The concept of soil health has been around for decades, but the terminology only became part of the farming and land management vernacular in the mid-1980s, according to Kim Kroll, Associate Director of USDA’s Sustainable Agriculture Research and Education (SARE).

“The term really resonated well within the farming and science communities,” says Kroll, noting that, finally, there was a common phrase that incorporated specific sustainable agriculture practices that resulted in fertile soil and less erosion.

“Soil is a depletable resource,” says Jason Randall, an Indiana farmland landowner.


Randall owns a 150-acre farm in the Big Pine Watershed in Indiana – a region designated as a highly erodible area by the federal government. For Randall, adopting sustainable agriculture practices not only helps keep land healthy, but boosts the overall value of the farm where these practices are established. On the cusp of his third year of owning the Big Pine farmland, Randall is establishing measures to keep the resource where it needs to be through practices like planting cover crops.


“There is a responsibility in land ownership,” says Randall. “When we commit to doing a cover crop, that means that the farmer is doing extra work because he’s also managing the cash crop, whether it’s corn or something else.”

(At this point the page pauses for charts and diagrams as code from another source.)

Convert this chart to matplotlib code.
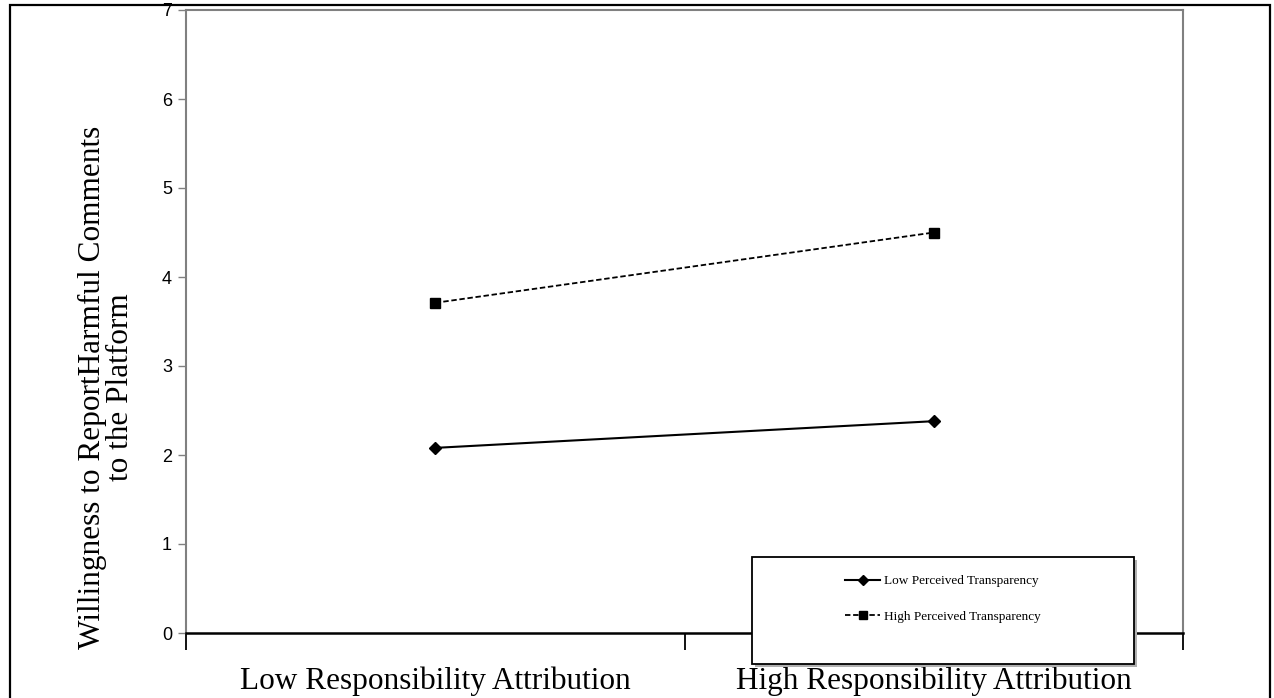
import matplotlib.pyplot as plt
from matplotlib.patches import Rectangle

conditions = ["Low Responsibility Attribution", "High Responsibility Attribution"]
low_transparency = [2.08, 2.38]
high_transparency = [3.71, 4.50]
series_names = ["Low Perceived Transparency", "High Perceived Transparency"]
y_ticks = [0, 1, 2, 3, 4, 5, 6, 7]

serif = ["Liberation Serif", "DejaVu Serif"]
sans = ["Liberation Sans", "DejaVu Sans"]

W, H = 1274, 698
fig = plt.figure(figsize=(W / 100, H / 100), dpi=100)
ax = fig.add_axes([186 / W, 1 - 633 / H, (1183 - 186) / W, (633 - 10) / H])

x = range(len(conditions))
ax.plot(x, low_transparency, color="k", lw=1.5, marker="D", ms=6,
        label=series_names[0])
ax.plot(x, high_transparency, color="k", lw=1.3, ls=(0, (3, 1.5)), marker="s",
        ms=7, label=series_names[1])

ax.set_xlim(-0.5, 1.5)
ax.set_ylim(0, 7)
ax.set_yticks(y_ticks)
ax.set_yticklabels([str(t) for t in y_ticks], family=sans, fontsize=13)
ax.tick_params(axis="y", color="#808080", length=6, width=1, pad=4)

# category labels sit between tick marks at the bin edges
ax.set_xticks([-0.5, 0.5, 1.5])
ax.set_xticklabels([])
ax.set_xticks(list(x), minor=True)
ax.set_xticklabels(conditions, minor=True, family=serif, fontsize=22.5)
ax.tick_params(axis="x", which="major", direction="out", length=12, width=1.3,
               color="k")
ax.tick_params(axis="x", which="minor", length=0, pad=24)

for side in ["left", "top", "right"]:
    ax.spines[side].set_color("#808080")
    ax.spines[side].set_linewidth(1.5)
ax.spines["bottom"].set_color("k")
ax.spines["bottom"].set_linewidth(1.8)

ax.set_ylabel("Willingness to ReportHarmful Comments\nto the Platform",
              family=serif, fontsize=22.5, linespacing=0.95,
              multialignment="center")
ax.yaxis.set_label_coords((135 - 186) / 997, (633 - 387) / 623)

# legend box with a thin shadow, sitting over the x axis
x0, y0, x1, y1 = 752 / W, 1 - 664 / H, 1134 / W, 1 - 557 / H
fig.patches.append(Rectangle((x0 + 0.002, y0 - 0.004), x1 - x0, y1 - y0,
                             transform=fig.transFigure, facecolor="#b0b0b0",
                             edgecolor="none", zorder=5))
fig.patches.append(Rectangle((x0, y0), x1 - x0, y1 - y0,
                             transform=fig.transFigure, facecolor="white",
                             edgecolor="k", lw=1.3, zorder=6))
leg = fig.legend(loc="center", bbox_to_anchor=(943 / W, 1 - 599 / H),
                 frameon=False, prop={"family": serif, "size": 9.5},
                 handlelength=2.7, handletextpad=0.3, labelspacing=1.8,
                 markerscale=0.8)
leg.set_zorder(7)

# outer frame of the figure
fig.patches.append(Rectangle((10 / W, -0.02), (1270 - 10) / W, 1.02 - 5 / H,
                             transform=fig.transFigure, facecolor="none",
                             edgecolor="k", lw=1.6, zorder=8))

fig.savefig("out.png", dpi=100)
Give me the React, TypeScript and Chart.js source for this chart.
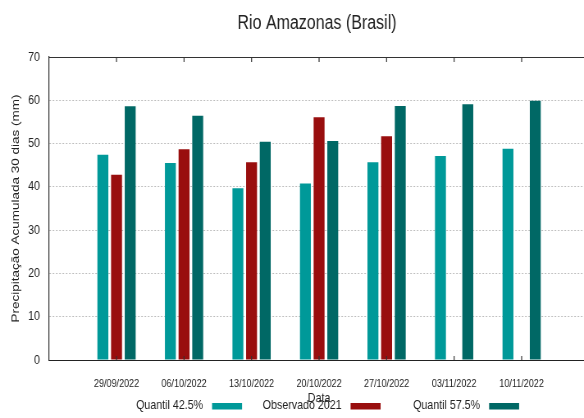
import React, { useEffect, useRef } from 'react';
import { Chart, registerables } from 'chart.js';

Chart.register(...registerables);

const categories = ['29/09/2022', '06/10/2022', '13/10/2022', '20/10/2022', '27/10/2022', '03/11/2022', '10/11/2022'];
const quantil425: (number | null)[] = [47.4, 45.5, 39.7, 40.8, 45.7, 47.1, 48.8];
const observado2021: (number | null)[] = [42.8, 48.7, 45.7, 56.1, 51.7, null, null];
const quantil575: (number | null)[] = [58.6, 56.4, 50.4, 50.6, 58.7, 59.1, 59.9];
const yTicks = [0, 10, 20, 30, 40, 50, 60, 70];
const seriesLabels = ['Quantil 42.5%', 'Observado 2021', 'Quantil 57.5%'];
const seriesColors = ['#009999', '#990e0e', '#006865'];
const chartTitle = 'Rio Amazonas (Brasil)';
const xTitle = 'Data';
const yTitle = 'Precipitação Acumulada 30 dias (mm)';

const SANS = "'Liberation Sans', Arial, sans-serif";
const TEXT = '#222222';

// The drawing is made on a wider canvas and shown horizontally condensed,
// which gives the narrow lettering of the reference.
const SX = 0.82;
const DISPLAY_W = 634;
const CANVAS_W = Math.round(DISPLAY_W / SX);
const CANVAS_H = 418;
const ix = (v: number) => v / SX;

const pad = (arr: (number | null)[]) => [null, ...arr, null];

const framePlugin = {
  id: 'frameTicks',
  afterDraw(chart: any) {
    const { ctx, chartArea } = chart;
    const xs = chart.scales.x;
    ctx.save();
    ctx.strokeStyle = '#333333';
    ctx.lineWidth = 1;
    ctx.beginPath();
    const topY = Math.round(chartArea.top) + 0.5;
    ctx.moveTo(chartArea.left, topY);
    ctx.lineTo(chartArea.right, topY);
    ctx.stroke();
    ctx.lineWidth = 1.2;
    ctx.beginPath();
    for (let i = 1; i < xs.ticks.length - 1; i++) {
      const px = xs.getPixelForTick(i);
      ctx.moveTo(px, chartArea.top);
      ctx.lineTo(px, chartArea.top + 5);
      ctx.moveTo(px, chartArea.bottom);
      ctx.lineTo(px, chartArea.bottom - 4);
    }
    ctx.stroke();
    ctx.restore();
  },
};

const legendPlugin = {
  id: 'bottomLegend',
  afterDraw(chart: any) {
    const { ctx, chartArea } = chart;
    ctx.save();
    ctx.font = `13px ${SANS}`;
    ctx.textAlign = 'right';
    ctx.textBaseline = 'middle';
    chart.data.datasets.forEach((ds: any, i: number) => {
      const sx = chartArea.left + ix(163 + i * 138.5);
      ctx.fillStyle = TEXT;
      ctx.fillText(ds.label, sx - ix(9), 405);
      ctx.fillStyle = ds.backgroundColor;
      ctx.fillRect(sx, 403, ix(30), 6.5);
    });
    ctx.restore();
  },
};

export default function App() {
  const ref = useRef<HTMLCanvasElement | null>(null);

  useEffect(() => {
    if (!ref.current) return;
    const labels = ['', ...categories, ''];
    const series = [quantil425, observado2021, quantil575];
    const chart = new Chart(ref.current, {
      type: 'bar',
      data: {
        labels,
        datasets: series.map((s, i) => ({
          label: seriesLabels[i],
          data: pad(s),
          backgroundColor: seriesColors[i],
          borderWidth: 0,
          categoryPercentage: 0.607,
          barPercentage: 0.8,
        })),
      },
      options: {
        animation: false,
        responsive: false,
        devicePixelRatio: 1,
        layout: { padding: { left: 0, right: 0, top: 0, bottom: 12 } },
        plugins: {
          legend: { display: false },
          tooltip: { enabled: false },
          title: {
            display: true,
            text: chartTitle,
            color: TEXT,
            font: { family: SANS, size: 19.5, weight: 'normal' },
            padding: { top: 12, bottom: 21.6 },
          },
        },
        scales: {
          x: {
            offset: false,
            afterFit: (s: any) => { s.height = 46; },
            grid: { display: false, drawTicks: false },
            border: { display: true, color: '#222222', width: 1 },
            ticks: {
              autoSkip: false,
              maxRotation: 0,
              minRotation: 0,
              color: TEXT,
              font: { family: SANS, size: 11 },
              padding: 17,
            },
            title: {
              display: true,
              text: xTitle,
              color: TEXT,
              font: { family: SANS, size: 13 },
              padding: { top: 0, bottom: 0 },
            },
          },
          y: {
            min: 0,
            max: 70,
            afterFit: (s: any) => { s.width = ix(49); },
            afterBuildTicks: (s: any) => { s.ticks = yTicks.map((v) => ({ value: v })); },
            grid: {
              drawTicks: false,
              lineWidth: 1,
              color: (c: any) =>
                c.tick && (c.tick.value === 0 || c.tick.value === 70) ? 'rgba(0,0,0,0)' : '#bdbdbd',
            },
            border: { display: true, color: '#333333', width: 1.2, dash: [2, 2] },
            ticks: { color: TEXT, font: { family: SANS, size: 13 }, padding: ix(9) },
            title: {
              display: true,
              text: yTitle,
              color: TEXT,
              font: { family: SANS, size: 13.5 },
              padding: { top: ix(16) - 8.1, bottom: 0 },
            },
          },
          yRight: {
            position: 'right',
            min: 0,
            max: 70,
            afterFit: (s: any) => { s.width = CANVAS_W - ix(589); },
            grid: { display: false, drawTicks: false },
            border: { display: false },
            ticks: { display: false },
          },
        },
      },
      plugins: [framePlugin, legendPlugin],
    });
    return () => chart.destroy();
  }, []);

  return (
    <div style={{ position: 'fixed', left: 0, top: 0, width: 584, height: 418, overflow: 'hidden', background: '#fff' }}>
      <canvas
        ref={ref}
        width={CANVAS_W}
        height={CANVAS_H}
        style={{ display: 'block', width: DISPLAY_W, height: CANVAS_H }}
      />
    </div>
  );
}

Soil health is a practice that both landowners and farmers can agree on. Better soil improves the land’s economic output and soil improvement can often be seen after only a handful of seasons. By focusing on increasing soil health, farmers and landowners often see better crop yields, enhanced water quality and better drought resistance. Fostering good soil can also increase carbon sequestration and provide a healthy pollinator habitat, which is beneficial to both the crops grown as well as other native flora critical for a healthy habitat.

What's the Value of Your Land?

Interested in better soil for long-term land health? Here’s three ways to do that:

Cover Crops

Tamara Benjamin, Assistant Program Leader of Diversified Farming and Food Systems at Purdue University, suggests starting with cover crops – one of the easiest ways to boost soil health – and often a “gateway” into other sustainable agriculture practices. Cover crops are used to improve soil aggregation, reduce erosion, increase soil microbes, and improve and manage nutrient density by “scavenging nitrogen from the soil during typically fallow months,” according to researchers Jennifer Woodyard and Eileen Kladivko at Purdue University College of Agriculture. Common cover crops include annuals like rye, barley, wheat and oats; annual or perennials like ryegrass; and warm-season grasses like sorghum-sudan grass, according to SARE. Deciding which type works best for your land can be determined by your specific soil conditions, the climate you live in and what you hope to achieve by utilizing a cover crop.

 

Go No-Till or, at least, Decrease Till

Try to embrace the adage, “let sleeping dogs lie,” with regard to your tillage system. Reducing the amount of tillage on your fields lessens soil disruptions and keeps aggregates from blowing or washing away, according to Woodyard and Kladivko. Further, Benjamin says it helps increase overall biodiversity on your farm since continual tillage can disturb important microorganisms, earthworms and even interrupt the critical mycorrhizal fungi network that connects all of the microscopic living things that help crops thrive.

“With cover crops and reduced tillage, you reduce erosion and erosion impacts your soil health,” says Kroll. “But it also reduces the impact on the environment. So, there’s that economic cost that the farmer doesn’t see directly, but the community sees instead.”

 

Understand Nutrient Management

If you want crops to grow during the “on” season, you need to ensure the soil is being “fed” during the “off” season. This means reevaluating fertilizer application after decreasing tillage and adding cover crops as well as testing soil every few years to adjust the recipe for success. For some, the introduction of these practices to improve soil health can turn into a better bottom line, making the initial investments or changes in farming systems incredibly beneficial.

“The folks that have been doing this for 10, 20, 30, 40 years say ‘I don’t buy fertilizer anymore or I’ve reduced my fertilizer costs’,” says Kroll. “And those are often huge costs.”